Five Tips for Yoga Teachers Who Want Photos Taken

We recently chatted with Sydney-Based yoga teacher and photographer Gabriela Fearn. She regularly does yoga photo sessions for yoga teachers wanting to update their branding and social media feeds. If you’re thinking that you’d like a little brand refresh with photos to boot, read on!

Over the last couple of years, I've had the privilege of photographing many different yoga teachers. After working with both men and women, new and advanced practitioners, in studios and at outdoor locations, I've picked up a few tips and tricks. If you're a yoga teacher thinking about getting photos done, here are my top tips to get the most out of your experience:

  1.  Choose your photographer. It seems obvious but make sure you choose someone whose photography style you love, and someone who you think you'd enjoy spending time with. Extra points if they're a yogi because they will be familiar with pose names, and be able to help you with alignment cues. If your photographer isn't a yogi, you might consider bringing along a yoga friend to help you with your alignment and pose suggestions. 

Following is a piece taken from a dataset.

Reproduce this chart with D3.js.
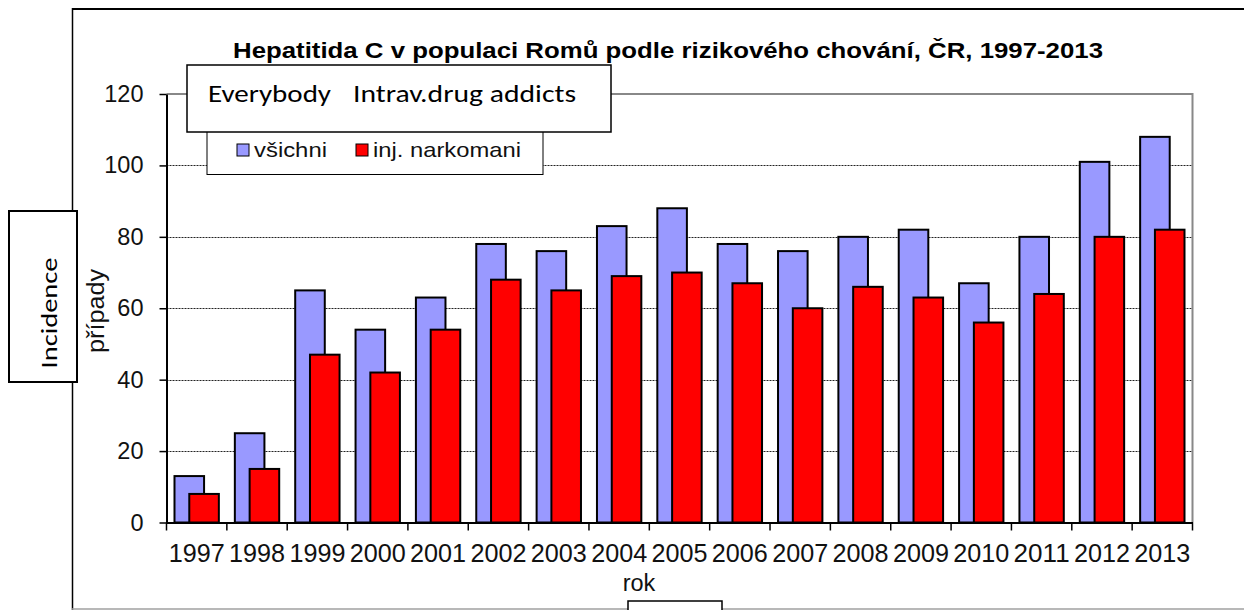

  2. Jot down a list of poses you'd like to include at your session. You'll want to think of a mix of standing poses, balances, backbends, and floor based postures.

  3. Think about location. Would you prefer a photoshoot in a studio, or outside? Studio shoots are great because they make for consistent, clean images. Shooting outside can give you more varied backgrounds. I personally love both, for different reasons. It's totally up to you to decide what kind of look you're going for. Lighting will also play into this, whether you're inside and working with window lighting or studio lighting, or outdoors, in which case you'll probably want to schedule your session in the 1.5 hours just after sunrise or just before sunset.

  4. Bring props to your session, little things that are meaningful to you and can add extra dimension and interest to a photo. Some ideas: mala beads, singing bowls, a journal, crystals, tarot cards, or a favourite candle.

  5. Relax, enjoy yourself and consider playing music. You will most likely feel awkward at first and that's totally normal! I find that most people start to relax about 15 minutes in and that's when it starts to get fun. Speaking of fun... For many of us, music makes us loosen up and feel happy. So if you're shooting in a studio and you have access to the speakers, consider playing a favourite playlist. 

And a bonus tip...

Take a bath! When it's all over, you will most likely be feeling sore. Make sure to take care of yourself and take it easy for the rest of the day, and finish the day with a long soak in the tub if you have one!